**Prompt:**
Give every line back verbatim, dropping all images.
◇ ◇ ◇ ◇ ◇
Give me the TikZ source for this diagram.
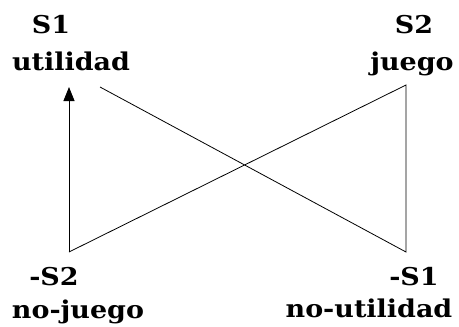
\documentclass[tikz,border=0pt]{standalone}
\usepackage{fontspec}
\setmainfont{DejaVu Serif}
\usepackage{graphicx}
\usetikzlibrary{arrows.meta}
\newcommand{\wtxt}[1]{\scalebox{1.1}[1]{#1}}
\begin{document}
\begin{tikzpicture}[x=1pt,y=-1pt,
  lbl/.style={font=\bfseries\fontsize{24.5}{28}\selectfont, inner sep=0pt, anchor=base},
  ln/.style={line width=0.8pt}]
\useasboundingbox (0,0) rectangle (459,327);
\node[lbl] (s1) at (51,33) {\wtxt{S1}};
\node[lbl] (ut) at (71,70) {\wtxt{utilidad}};
\node[lbl] (s2) at (414,33) {\wtxt{S2}};
\node[lbl] (ju) at (412,70) {\wtxt{juego}};
\node[lbl] (ns2) at (54,285) {\wtxt{-S2}};
\node[lbl] (nju) at (78,318) {\wtxt{no-juego}};
\node[lbl] (ns1) at (414,285) {\wtxt{-S1}};
\node[lbl] (nut) at (369,317) {\wtxt{no-utilidad}};
\coordinate (a) at (69,252);
\coordinate (b) at (69,87);
\coordinate (c) at (100,87);
\coordinate (d) at (406,252);
\coordinate (e) at (406,85);
\draw[ln, -{Triangle[width=11pt,length=14pt]}] (a) -- (b);
\draw[ln] (c) -- (d) -- (e) -- (a);
\end{tikzpicture}
\end{document}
◇ ◇ ◇ ◇ ◇
**Expected answer:**
Give me the TikZ source for this diagram.
\documentclass[tikz,border=0pt]{standalone}
\usepackage{fontspec}
\setmainfont{DejaVu Serif}
\usepackage{graphicx}
\usetikzlibrary{arrows.meta}
\newcommand{\wtxt}[1]{\scalebox{1.1}[1]{#1}}
\begin{document}
\begin{tikzpicture}[x=1pt,y=-1pt,
  lbl/.style={font=\bfseries\fontsize{24.5}{28}\selectfont, inner sep=0pt, anchor=base},
  ln/.style={line width=0.8pt}]
\useasboundingbox (0,0) rectangle (459,327);
\node[lbl] (s1) at (51,33) {\wtxt{S1}};
\node[lbl] (ut) at (71,70) {\wtxt{utilidad}};
\node[lbl] (s2) at (414,33) {\wtxt{S2}};
\node[lbl] (ju) at (412,70) {\wtxt{juego}};
\node[lbl] (ns2) at (54,285) {\wtxt{-S2}};
\node[lbl] (nju) at (78,318) {\wtxt{no-juego}};
\node[lbl] (ns1) at (414,285) {\wtxt{-S1}};
\node[lbl] (nut) at (369,317) {\wtxt{no-utilidad}};
\coordinate (a) at (69,252);
\coordinate (b) at (69,87);
\coordinate (c) at (100,87);
\coordinate (d) at (406,252);
\coordinate (e) at (406,85);
\draw[ln, -{Triangle[width=11pt,length=14pt]}] (a) -- (b);
\draw[ln] (c) -- (d) -- (e) -- (a);
\end{tikzpicture}
\end{document}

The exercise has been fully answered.